Per citarne qualcuna, senza soffermarmici troppo: La terra spezzata di N. K. Jemisin, acclamata saga fantasy di una fra le più importanti scrittrici afro-americane sulla piazza (ma che a me onestamente non ha particolarmente entusiasmato, lasciandola arenata sul secondo volume); l’indimenticabile saga di Shannara di Terry Brooks, e il suo mondo al collasso risollevato dalla magia ma che poi-forse-tanto-magia-non-è (sicuramente una lettura formativa ma che adesso non riprenderei).

Ma se devo scegliere quale di questi passati futuri identificare come quello più vicino ad Horizon non ho dubbi: l’era Hyboriana, l’epoca immaginata da Robert Howard per i racconti di Conan il barbaro.

Non che questa sia una terra del futuro dove il mondo è andato giù per lo scarico, ma nella sua formulazione, Howard la piazza comunque dopo l’evento cataclismatico che ha affondato Atlantide e Lemuria, le civiltà più avanzate prima dell’inizio della civiltà.

Ecco, in Horizon, l’Atlantide caduta siamo noi e il mondo è ripartito da zero, seppur non riuscendo del tutto a distaccarsi da alcune forme di pensiero che sono intrinseche nella struttura sociale umana.

Ma non è soltanto la collocazione temporale post-catastrofe (non mi piace banalizzarla come post-apocalisse, qui parliamo di un totale azzeramento della civiltà umana, che è ripartita da zero), ad avvicinare le avventure di Aloy a quelle di Conan, è tutto il contesto con il quale queste sono pensate a dare alla storia un gusto totalmente heroic fantasy.

Il peregrinare per il mondo, gli incontri, le quest, l’alternanza di nemici umani a “mostri” tecnologici, l’incappare quasi controvoglia in trame più grandi che spingono oltre il personaggio, l’aiutare il passante in difficoltà tanto quanto il re il cui trono è minacciato, tutto ciò “in un tempo primordiale che corrisponde ai fondamenti primordiali dell’animo umano” (cit.)

Come Conan, Aloy è una barbara, nel senso più puramente howardiano del termine: il barbaro è l’uomo schietto e non machiavellico, forte anziché rammollito dalla civiltà, una capacità di resistenza e un senso di giustizia che sono sintomo di una grande forza interiore, che si manifesta non solo uccidendo il nemico, ma anche resistendo stoicamente contro tutte le avversità. Sono prerogative morali che diventano fisiche e che avvicinano due eroi separati da un secolo buono di storia, entrambi contraddistinti dalla tenacia propria dei campioni che nel momento risolutivo sconfiggono il male assoluto con la forza della leggenda.

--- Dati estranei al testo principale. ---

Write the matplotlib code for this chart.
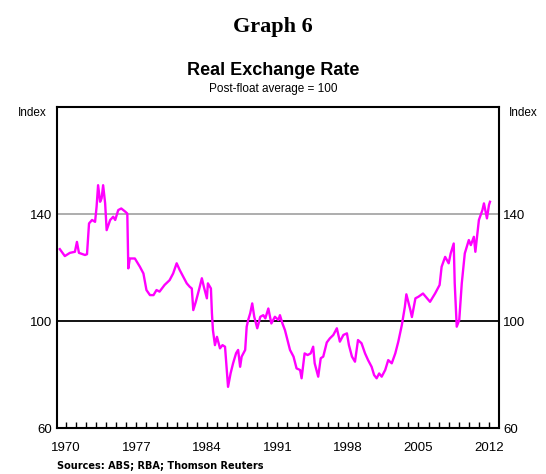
"""
Graph 6 - Real Exchange Rate (post-float average = 100)
"""

import matplotlib
matplotlib.use("Agg")
import matplotlib.pyplot as plt

# Data (year, index)
years = [1969.4, 1969.9, 1970.4, 1970.9, 1971.1, 1971.3, 1971.9, 1972.1, 1972.3, 1972.6,
         1972.9, 1973.05, 1973.2, 1973.4, 1973.55, 1973.7, 1973.9, 1974.05, 1974.4, 1974.7,
         1974.9, 1975.2, 1975.5, 1975.9, 1976.1, 1976.2, 1976.35, 1976.85, 1977.35, 1977.7,
         1978.0, 1978.35, 1978.7, 1979.0, 1979.3, 1979.8, 1980.3, 1980.65, 1981.0, 1981.3,
         1981.65, 1982.0, 1982.3, 1982.5, 1982.65, 1982.9, 1983.25, 1983.5, 1983.7, 1984.0,
         1984.1, 1984.4, 1984.5, 1984.6, 1984.8, 1985.0, 1985.3, 1985.55, 1985.8, 1986.1,
         1986.35, 1986.6, 1986.9, 1987.1, 1987.3, 1987.45, 1987.8, 1987.95, 1988.1, 1988.3,
         1988.5, 1988.7, 1989.0, 1989.3, 1989.6, 1989.8, 1990.1, 1990.4, 1990.75, 1991.1,
         1991.25, 1991.5, 1991.75, 1992.0, 1992.25, 1992.6, 1992.9, 1993.25, 1993.4, 1993.7,
         1994.0, 1994.3, 1994.55, 1994.7, 1995.05, 1995.3, 1995.55, 1995.9, 1996.2, 1996.55,
         1996.9, 1997.2, 1997.55, 1997.9, 1998.1, 1998.4, 1998.7, 1999.0, 1999.35, 1999.7,
         2000.0, 2000.35, 2000.6, 2000.85, 2001.1, 2001.35, 2001.7, 2002.0, 2002.35, 2002.7,
         2003.0, 2003.35, 2003.65, 2003.8, 2004.2, 2004.35, 2004.7, 2005.0, 2005.45, 2006.15,
         2006.65, 2007.1, 2007.3, 2007.65, 2008.0, 2008.2, 2008.5, 2008.6, 2008.8, 2009.05,
         2009.3, 2009.6, 2010.0, 2010.2, 2010.5, 2010.65, 2011.0, 2011.35, 2011.5, 2011.8,
         2012.0, 2012.1]
index = [126.9, 124.3, 125.5, 125.9, 129.6, 125.5, 124.7, 125.0, 136.5, 137.8,
         137.1, 142.7, 150.8, 144.6, 145.9, 150.8, 144.0, 134.0, 137.8, 139.0,
         137.8, 141.5, 142.1, 140.9, 140.2, 119.7, 123.4, 123.4, 120.3, 117.8,
         111.6, 109.7, 109.7, 111.6, 111.0, 113.5, 115.3, 117.8, 121.6, 119.1,
         116.6, 114.1, 112.8, 112.2, 104.1, 107.2, 112.2, 116.0, 112.8, 108.5,
         114.1, 112.2, 102.9, 96.6, 91.0, 94.1, 89.8, 91.0, 90.4, 75.4,
         80.4, 84.2, 88.0, 89.2, 82.9, 86.7, 89.2, 97.9, 100.4, 102.9,
         106.6, 101.6, 97.3, 101.6, 102.2, 101.0, 104.7, 99.1, 101.6, 100.4,
         102.2, 99.1, 96.6, 92.9, 89.2, 86.7, 82.3, 81.7, 78.6, 87.9,
         87.3, 87.9, 90.4, 84.2, 79.2, 86.1, 86.7, 92.0, 93.5, 94.8,
         97.3, 92.3, 94.8, 95.4, 91.0, 86.7, 84.8, 92.9, 91.7, 87.9,
         85.4, 82.9, 79.8, 78.6, 80.4, 79.2, 81.7, 85.4, 84.2, 87.9,
         92.3, 98.5, 105.3, 110.0, 104.1, 101.5, 108.5, 109.1, 110.3, 107.2,
         110.3, 113.5, 120.3, 124.0, 121.6, 125.3, 129.0, 114.1, 97.9, 100.4,
         114.1, 125.3, 130.3, 128.4, 131.5, 125.9, 137.8, 141.5, 144.0, 138.4,
         143.4, 144.6]

y_ticks = [60, 100, 140]
x_label_years = [1970, 1977, 1984, 1991, 1998, 2005, 2012]

fig = plt.figure(figsize=(5.46, 4.74), dpi=100)
ax = fig.add_axes([0.104, 0.097, 0.81, 0.677])

ax.axhline(140, color='#a0a0a0', linewidth=1.2, zorder=1)
ax.axhline(100, color='black', linewidth=1.3, zorder=1)
ax.plot(years, index, color='#ff00ff', linewidth=1.7, zorder=2)

ax.set_xlim(1969.1, 2013.0)
ax.set_ylim(60, 180)

# x axis: yearly tick marks pointing inward, labels every 7 years
ax.set_xticks(range(1970, 2013), minor=True)
ax.set_xticks(x_label_years)
ax.set_xticklabels([str(y) for y in x_label_years], fontsize=9.5, family='Liberation Sans')
ax.tick_params(axis='x', which='both', direction='in', length=4, width=1, pad=10)

# y axis labels on both sides, no tick marks
ax.set_yticks(y_ticks)
ax.set_yticklabels([str(v) for v in y_ticks], fontsize=9.5, family='Liberation Sans')
ax.tick_params(axis='y', which='both', length=0, pad=3, labelleft=True, labelright=True)

for side in ax.spines.values():
    side.set_linewidth(1.5)

ax.annotate('Index', xy=(0, 1), xycoords='axes fraction', xytext=(-7, -4),
            textcoords='offset points', ha='right', va='center',
            fontsize=8.5, family='Liberation Sans')
ax.annotate('Index', xy=(1, 1), xycoords='axes fraction', xytext=(7, -4),
            textcoords='offset points', ha='left', va='center',
            fontsize=8.5, family='Liberation Sans')

fig.text(0.5, 0.942, 'Graph 6', ha='center', va='center', fontsize=16,
         fontweight='bold', family='Liberation Serif')
fig.text(0.5, 0.851, 'Real Exchange Rate', ha='center', va='center', fontsize=13,
         fontweight='bold', family='Liberation Sans')
fig.text(0.5, 0.812, 'Post-float average = 100', ha='center', va='center', fontsize=8.5,
         family='Liberation Sans')
fig.text(0.104, 0.016, 'Sources: ABS; RBA; Thomson Reuters', ha='left', va='center',
         fontsize=7, family='Liberation Sans Narrow', fontweight='bold')

plt.savefig('out.png', dpi=100)
plt.close()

Sarebbe stato bello vederla disegnata da Frank Frazetta.

Ma qualcosa nella sua caratterizzazione la allontana dalla facile associazione a Red Sonja e dal suo bikini a piastre, altra eroina howardiana a cui l’autore dedica uno lo sparuto racconto The Shadow of the Vulture ma che troverà invece gloria tra le pagine del fumetto, prima nella classica serie Marvel Conan il barbaro del 1973, scritta da Roy Thomas e disegnata da Barry Windsor-Smith (esordendo nel numero 23) e successivamente diventando una fra le icone della casa editrice Dynamite.

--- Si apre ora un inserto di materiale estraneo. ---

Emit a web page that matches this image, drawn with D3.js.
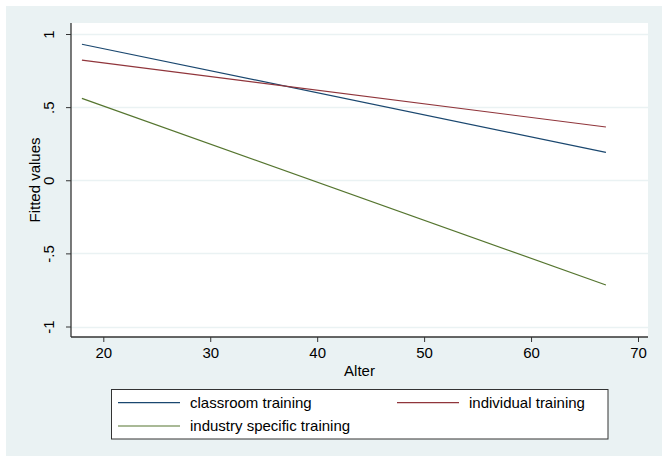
<!DOCTYPE html>
<html>
<head>
<meta charset="utf-8">
<script src="https://cdn.jsdelivr.net/npm/d3@7"></script>
<style>
  body { margin: 0; background: #fff; }
  svg { display: block; font-family: "Liberation Sans", Arial, sans-serif; }
</style>
</head>
<body>
<div id="chart-area"></div>
<script>
const chartWidth = 662
const chartHeight = 456

// fitted values at the two ends of the age range
const ages = [18, 67]
const classroomTraining = [0.93, 0.191]
const individualTraining = [0.822, 0.364]
const industryTraining = [0.56, -0.716]

const seriesNames = ["classroom training", "individual training", "industry specific training"]
const seriesColors = ["#1a476f", "#90353b", "#55752f"]

const xTicks = [20, 30, 40, 50, 60, 70]
const yTicks = [-1, -0.5, 0, 0.5, 1]
const yTickLabels = ["-1", "-.5", "0", ".5", "1"]

const plot = {left: 71, right: 648, top: 23, bottom: 337}

const svg = d3.select("#chart-area").append("svg")
    .attr("width", chartWidth)
    .attr("height", chartHeight)

// graph region
svg.append("rect")
    .attr("x", 6).attr("y", 6)
    .attr("width", chartWidth - 6).attr("height", chartHeight - 6)
    .attr("fill", "#eaf2f3")

// plot region
svg.append("rect")
    .attr("x", plot.left).attr("y", plot.top)
    .attr("width", plot.right - plot.left).attr("height", plot.bottom - plot.top)
    .attr("fill", "#ffffff")

const x = d3.scaleLinear().domain([20, 70]).range([103.3, 638])
const y = d3.scaleLinear().domain([-1, 1]).range([326.5, 34])

// gridlines
svg.append("g")
    .selectAll("line")
    .data(yTicks)
    .join("line")
    .attr("x1", plot.left).attr("x2", plot.right)
    .attr("y1", d => Math.round(y(d)) + 0.5)
    .attr("y2", d => Math.round(y(d)) + 0.5)
    .attr("stroke", "#eaf2f3")
    .attr("stroke-width", 1.5)

// x axis
const xAxis = svg.append("g")
    .attr("transform", `translate(0, ${plot.bottom})`)
    .call(d3.axisBottom(x).tickValues(xTicks).tickSize(5).tickSizeOuter(0).tickPadding(5))
xAxis.select(".domain").remove()
xAxis.append("line")
    .attr("x1", plot.left).attr("x2", plot.right)
    .attr("stroke", "#333").attr("stroke-width", 1.3)
xAxis.selectAll(".tick line").attr("stroke", "#333")
xAxis.selectAll(".tick text")
    .attr("font-size", "15px")
    .attr("font-family", "Liberation Sans, Arial, sans-serif")
    .attr("fill", "#000")

// y axis
const yAxis = svg.append("g")
    .attr("transform", `translate(${plot.left}, 0)`)
    .call(d3.axisLeft(y).tickValues(yTicks).tickSize(5).tickSizeOuter(0).tickFormat((d, i) => yTickLabels[i]))
yAxis.select(".domain").remove()
yAxis.append("line")
    .attr("y1", plot.top).attr("y2", plot.bottom)
    .attr("stroke", "#333").attr("stroke-width", 1.3)
yAxis.selectAll(".tick line").attr("stroke", "#333")
yAxis.selectAll(".tick text")
    .attr("x", null).attr("dy", "0.35em")
    .attr("text-anchor", "middle")
    .attr("transform", "translate(-22, 0) rotate(-90)")
    .attr("font-size", "15px")
    .attr("font-family", "Liberation Sans, Arial, sans-serif")
    .attr("fill", "#000")

// axis titles
svg.append("text")
    .attr("x", (plot.left + plot.right) / 2)
    .attr("y", 376)
    .attr("text-anchor", "middle")
    .attr("font-size", "15px")
    .text("Alter")

svg.append("text")
    .attr("transform", `translate(35, ${(plot.top + plot.bottom) / 2}) rotate(-90)`)
    .attr("text-anchor", "middle")
    .attr("dy", "0.35em")
    .attr("font-size", "15px")
    .text("Fitted values")

// fitted lines
const allSeries = [classroomTraining, individualTraining, industryTraining]
const line = d3.line()
    .x((d, i) => x(ages[i]))
    .y(d => y(d))

svg.append("g")
    .selectAll("path")
    .data(allSeries)
    .join("path")
    .attr("d", d => line(d))
    .attr("fill", "none")
    .attr("stroke", (d, i) => seriesColors[i])
    .attr("stroke-width", 1.2)

// legend
const legend = svg.append("g")
legend.append("rect")
    .attr("x", 111.5).attr("y", 389.5)
    .attr("width", 496.5).attr("height", 49.5)
    .attr("fill", "#fff")
    .attr("stroke", "#333")
    .attr("stroke-width", 1)

const legendPos = [
    {x: 118, y: 402.7},
    {x: 397, y: 402.7},
    {x: 118, y: 426}
]

const items = legend.selectAll("g.item")
    .data(seriesNames)
    .join("g")
    .attr("class", "item")
    .attr("transform", (d, i) => `translate(${legendPos[i].x}, ${legendPos[i].y})`)

items.append("line")
    .attr("x1", 0).attr("x2", 62)
    .attr("stroke", (d, i) => seriesColors[i])
    .attr("stroke-width", 1.2)

items.append("text")
    .attr("x", 72)
    .attr("dy", "0.35em")
    .attr("font-size", "15px")
    .text(d => d)
</script>
</body>
</html>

Le finalità alle quali rispondeva Conan erano quelle della compensazione del desiderio di potenza del suo autore, un ometto che se non fosse stato baciato dalla dea della prosa probabilmente sarebbe diventato un serial killer alla Norman Bates, afflitto dalla presenza di una figura materna ingombrante e in difficoltà nel gestire i rapporti con l'altro sesso.

Inoltre, sposava le istanze del rifiuto della modernità. Howard era in tutto e per tutto l'anti-Fritzgerald che invece di quella stessa modernità era il cantore.

Aloy in questo non è troppo diversa da Conan. Rappresenta sì una compensazione di un desiderio di potenza, ma contestualizzato nel movimento femminista contemporaneo che giustamente esige la parità di diritti tra uomini e donne. Il personaggio è quindi caratterizzato in modo tale da rispettare la narrazione della figura femminile che può essere protagonista di una storia (o di un videogioco) in quanto tale e non perché tale.

Non un desiderio di potenza personale di chi scrive ma collettivo di tutte le giocatrici.

The placeholder.

Che poi questo sia il personaggio che arriva al momento giusto è un altro paio di maniche ma vale le pena ricordare come tutti i personaggi siano una emanazione indiretta dei tempi filtrati attraverso la sensibilità degli autori e se si trova a sposare, diciamo, incidentalmente una istanza giusta come quella del femminismo e dell'ambientalismo, non può mai essere nocivo quanto invece un personaggio che non lo fa ma che comunque riceverebbe le medesime campagne mediatiche.